Why fuses blew when equipment was first turned on

When motors were first turned on, they tended to take a larger current than when they were running. So that was when fuses would blow. As young boys, my friend and I used to turn on our motor without its belt on, so that the load was less and it took less current. Then the fuse didn't blow. When the motor was fully up and running, we would put the belt back. A dangerous procedure that is not to be recommended!

Neil Cryer

Plugs with integrated fuses

In the 1950s, there came a regulation that every piece of equipment must have a plug with its own fuse. The plugs were called 13 amp plugs, although they were often fitted with fuses of other sizes, depending on the power rating of the equipment.
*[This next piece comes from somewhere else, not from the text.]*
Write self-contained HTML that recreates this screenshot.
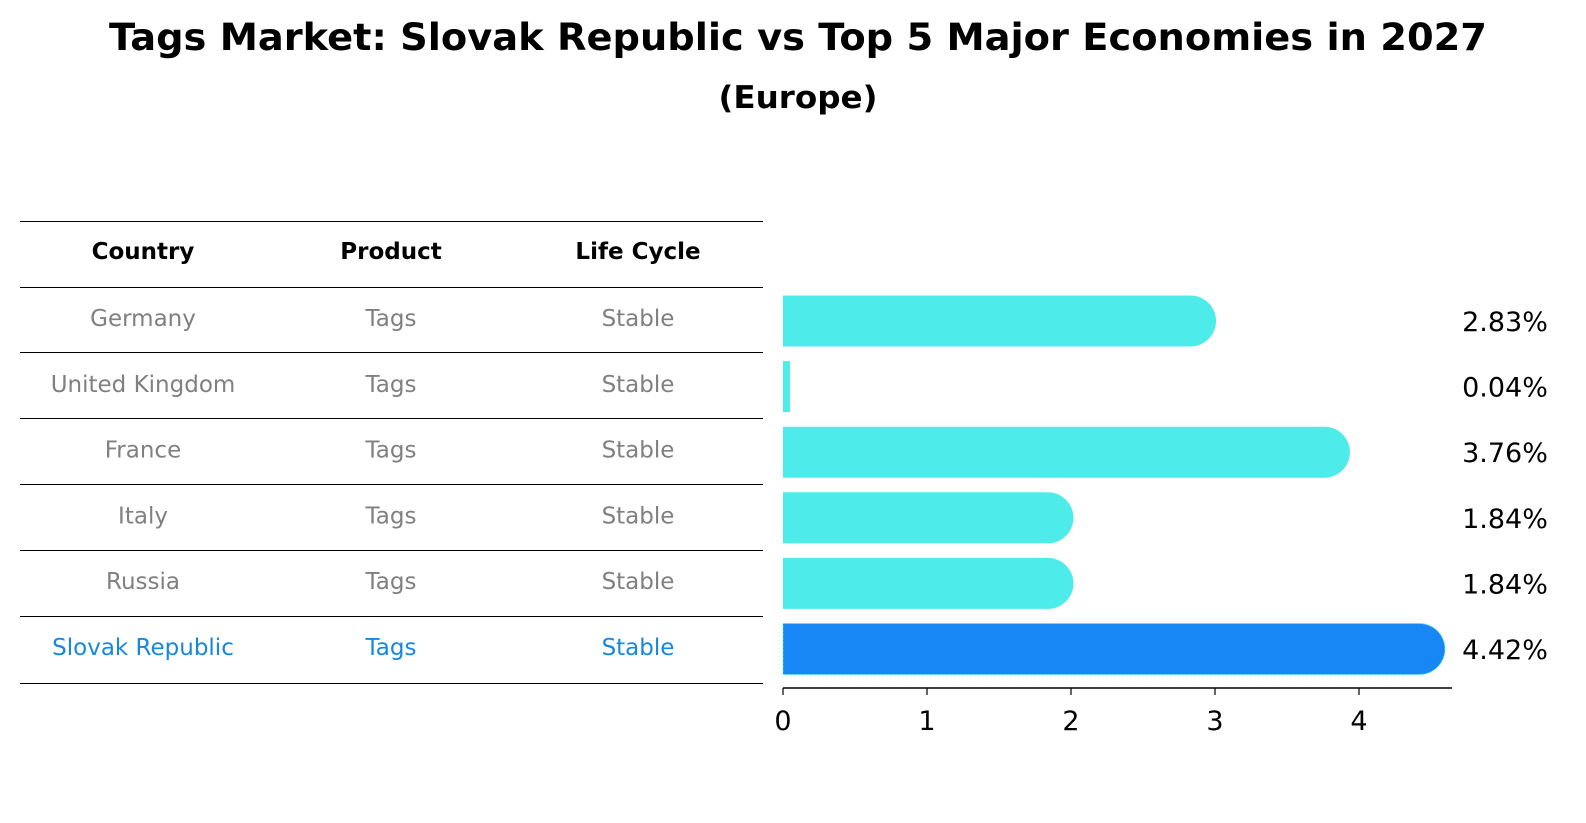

An old 13 amp plug, bought separately from and wired onto a cable.

13 amp plug wired onto a cable.

Wiring a plug

For some years, electrical equipment had been sold without a plug. So the new-style plugs had to be bought separately. A rough and ready check for someone's general competence was whether they could 'wire a plug' with the correct coloured wires going to the correct contacts and with the correct fuse.

A correctly wired plug is shown below.

Inside a UK 13 amp plug showing its wiring.

Inside a 13 amp plug showing its wiring

collection of 13 amp and 3 amp fuses

A collection of 13 amp and 3 amp fuses for use inside a plug

Later on, equipment had by law to be sold with its cable moulded onto the appropriately wired plug.